Sadly we undermine this God-given potential by allowing sinful divisions to take place and to fester, not merely between individuals in a Church, but also between the very Churches themselves. Divisions that are not repaired create an imperfect communion, which although still powerful, is a weak sign incapable of drawing us all together in mind and heart, and incapable of attracting non-believers to our message. Today the Churches are doing their best through the ecumenical movement to change this imperfect situation by seeking dialogue and co-operation with one another in order to deepen our flawed relationships. Sadly there is still so much further to go. The unity of particular Churches in Christ should be a priority of our prayers and actions today so that the one visible Church unified in Christ can be a sign to the world of what God wants the world to be.

CONCLUSION

So today my dear people I ask you to thank God for the ‘Koinonia’ we share together, and to pray to God that it may grow even deeper.
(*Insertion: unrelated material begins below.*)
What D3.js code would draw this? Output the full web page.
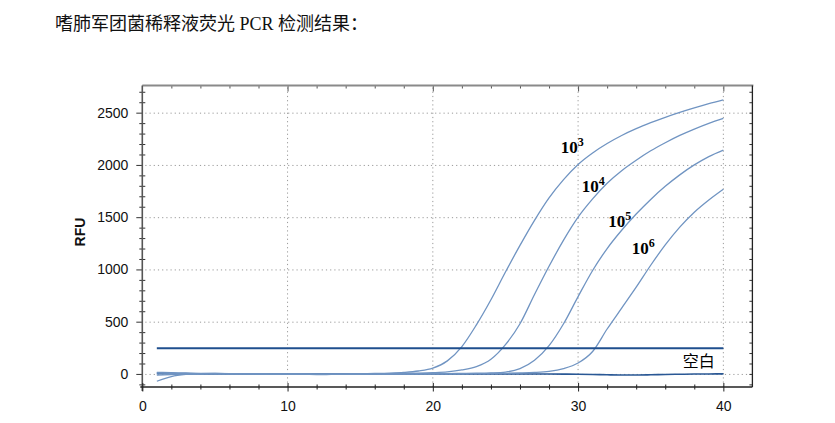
<!DOCTYPE html>
<html>
<head>
<meta charset="utf-8">
<script src="https://cdn.jsdelivr.net/npm/d3@7"></script>
<style>
html,body{margin:0;padding:0;background:#fff;}
svg{display:block;}
</style>
</head>
<body>
<svg id="chart" width="835" height="423"></svg>
<script>
const titleText = "嗜肺军团菌稀释液荧光 PCR 检测结果：";
const cycles = [1,2,3,4,5,6,7,8,9,10,11,12,13,14,15,16,17,18,19,20,21,22,23,24,25,26,27,28,29,30,31,32,33,34,35,36,37,38,39,40];
const s1e3 = [-70,-25,-5,2,4,3,1,0,-2,-3,-2,-4,-3,-1,1,4,8,15,28,55,125,262,470,710,975,1230,1470,1685,1860,2005,2115,2205,2282,2347,2404,2456,2503,2546,2586,2622];
const s1e4 = [15,12,9,6,4,2,0,-2,-4,-5,-4,-6,-5,-4,-2,0,2,4,7,12,20,38,70,140,280,480,760,1030,1280,1500,1675,1825,1945,2045,2135,2212,2282,2343,2398,2446];
const s1e5 = [8,6,4,3,2,1,0,-1,-2,-3,-3,-4,-4,-3,-2,-2,-1,0,1,2,3,5,7,10,18,50,130,270,480,740,990,1200,1375,1530,1670,1795,1905,2000,2080,2142];
const s1e6 = [-10,-6,-3,-1,0,1,1,0,-1,-2,-3,-3,-4,-4,-3,-2,-2,-1,0,0,1,2,3,4,6,9,14,25,52,105,215,430,630,830,1040,1235,1405,1548,1665,1768];
const blank = [5,3,2,1,0,0,-1,-2,-2,-1,0,0,-1,-2,-2,-1,0,0,0,1,1,1,0,0,0,0,0,-1,-2,-3,-5,-8,-10,-10,-8,-5,-3,-1,0,1];
const thresholdValue = 246;
const xTicks = [0,10,20,30,40];
const yTicks = [0,500,1000,1500,2000,2500];
const curveLabels = [
  {base:"10", exp:"3", cycle:28.8, value:2117},
  {base:"10", exp:"4", cycle:30.25, value:1744},
  {base:"10", exp:"5", cycle:32.08, value:1409},
  {base:"10", exp:"6", cycle:33.7, value:1148}
];
const blankLabel = {text:"空白", cycle:37.2, value:70};
const yLabel = "RFU";

const svg = d3.select("#chart");
const xLeft = 142.3, xRight = 752.4, yTop = 85.5, yBottom = 387;
const x = d3.scaleLinear().domain([0,42]).range([xLeft, xRight]);
const y = d3.scaleLinear().domain([-125,2760]).range([yBottom, yTop]);

// title
svg.append("text").attr("x",55).attr("y",30)
  .style("font-family","'Liberation Serif','Noto Sans CJK SC',serif")
  .style("font-size","18px").attr("fill","#111").text(titleText);

// grid
const grid = svg.append("g").attr("stroke","#9a9a9a").attr("stroke-width",1).attr("stroke-dasharray","1.2,3");
grid.selectAll("line.h").data(yTicks).join("line")
  .attr("x1",xLeft+3).attr("x2",xRight).attr("y1",d=>y(d)+0.5).attr("y2",d=>y(d)+0.5);
grid.selectAll("line.v").data(xTicks.filter(d=>d>0)).join("line")
  .attr("x1",d=>x(d)).attr("x2",d=>x(d)).attr("y1",yTop+2).attr("y2",yBottom);

// top axis (gray) with inward ticks
const topAx = d3.axisTop(x).tickValues(d3.range(2,42,2)).tickSize(-3).tickFormat("");
const gTop = svg.append("g").attr("transform",`translate(0,${yTop})`).call(topAx);
gTop.select(".domain").remove();
gTop.selectAll(".tick line").attr("stroke","#555");
gTop.selectAll(".tick").filter(d=>d%10===0).select("line").attr("y2",6);
svg.append("line").attr("x1",xLeft).attr("x2",xRight+1).attr("y1",yTop).attr("y2",yTop)
  .attr("stroke","#8a8a8a").attr("stroke-width",2);

// right axis with inward ticks
const rightAx = d3.axisRight(y).tickValues(d3.range(-100,2800,100)).tickSize(-3).tickFormat("");
const gRight = svg.append("g").attr("transform",`translate(${xRight},0)`).call(rightAx);
gRight.select(".domain").remove();
gRight.selectAll(".tick line").attr("stroke","#333");
svg.append("line").attr("x1",xRight).attr("x2",xRight).attr("y1",yTop).attr("y2",yBottom)
  .attr("stroke","#222").attr("stroke-width",1.3);

// left axis
const leftMinor = d3.axisLeft(y).tickValues(d3.range(-100,2800,100).filter(d=>d%500!==0)).tickSize(3).tickFormat("");
const gLM = svg.append("g").attr("transform",`translate(${xLeft},0)`).call(leftMinor);
gLM.select(".domain").remove();
gLM.selectAll(".tick line").attr("x1",3).attr("stroke","#333");
const leftMajor = d3.axisLeft(y).tickValues(yTicks).tickSize(6).tickPadding(8).tickFormat(d3.format("d"));
const gL = svg.append("g").attr("transform",`translate(${xLeft},0)`).call(leftMajor);
gL.select(".domain").remove();
gL.selectAll(".tick line").attr("stroke","#333");
gL.selectAll(".tick text").style("font-family","'Liberation Sans',Arial,sans-serif").style("font-size","14px").attr("fill","#111");
svg.append("line").attr("x1",xLeft).attr("x2",xLeft).attr("y1",yTop).attr("y2",yBottom+4)
  .attr("stroke","#555").attr("stroke-width",1.6);

// bottom axis
const bottomMinor = d3.axisBottom(x).tickValues(d3.range(2,42,2).filter(d=>d%10!==0)).tickSize(2.5).tickFormat("");
const gBM = svg.append("g").attr("transform",`translate(0,${yBottom})`).call(bottomMinor);
gBM.select(".domain").remove();
gBM.selectAll(".tick line").attr("y1",-2.5).attr("stroke","#222");
const bottomMajor = d3.axisBottom(x).tickValues(xTicks).tickSize(4.5).tickPadding(10).tickFormat(d3.format("d"));
const gB = svg.append("g").attr("transform",`translate(0,${yBottom})`).call(bottomMajor);
gB.select(".domain").remove();
gB.selectAll(".tick line").attr("y1",-4).attr("stroke","#222");
gB.selectAll(".tick text").style("font-family","'Liberation Sans',Arial,sans-serif").style("font-size","14px").attr("fill","#111");
svg.append("line").attr("x1",xLeft-2).attr("x2",xRight).attr("y1",yBottom).attr("y2",yBottom)
  .attr("stroke","#222").attr("stroke-width",1.3);

// y label
svg.append("text").attr("transform","translate(85,232) rotate(-90)").attr("text-anchor","middle")
  .style("font-family","'Liberation Sans',Arial,sans-serif").style("font-size","14px").style("font-weight","bold")
  .attr("fill","#111").text(yLabel);

// lines
const line = d3.line().x((d,i)=>x(cycles[i])).y(d=>y(d)).curve(d3.curveMonotoneX);
const series = [s1e3, s1e4, s1e5, s1e6];
svg.append("path").datum(blank).attr("d",line).attr("fill","none").attr("stroke","#2a5895").attr("stroke-width",1.6);
svg.append("g").selectAll("path").data(series).join("path")
  .attr("d",line).attr("fill","none").attr("stroke","#7094c2").attr("stroke-width",1.3);
// threshold
svg.append("line").attr("x1",x(cycles[0])).attr("x2",x(cycles[cycles.length-1]))
  .attr("y1",y(thresholdValue)).attr("y2",y(thresholdValue))
  .attr("stroke","#1f4f8e").attr("stroke-width",2);

// curve labels
const lab = svg.append("g").selectAll("text").data(curveLabels).join("text")
  .attr("x",d=>x(d.cycle)).attr("y",d=>y(d.value))
  .style("font-family","'Liberation Serif','Times New Roman',serif").style("font-weight","bold").style("font-size","17px")
  .attr("fill","#000");
lab.append("tspan").text(d=>d.base);
lab.append("tspan").attr("dy",-7).style("font-size","12px").text(d=>d.exp);

svg.append("text").attr("x",x(blankLabel.cycle)).attr("y",y(blankLabel.value))
  .style("font-family","'Noto Sans CJK SC',sans-serif").style("font-size","16px").attr("fill","#000")
  .text(blankLabel.text);
</script>
</body>
</html>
As we move into this season of Advent to celebrate God’s great love for us in the sending of His Son as a child in the manger, let us thank God for the opportunity to participate in God’s life. Let us open our eyes this Advent to the presence of God’s Kingdom that surrounds us, as well as to our communion with God and one another that we need only open our eyes to see. May the Christmas that is fast approaching be full of God’s special peace in our own hearts, in the hearts of our families, our nation, and please God in the heart of our very troubled world. May each and every one of us this Christmas experience that participation, that communion in God’s life here on earth, that is truly the beginning of heaven on earth made effectively present at the first Christmas.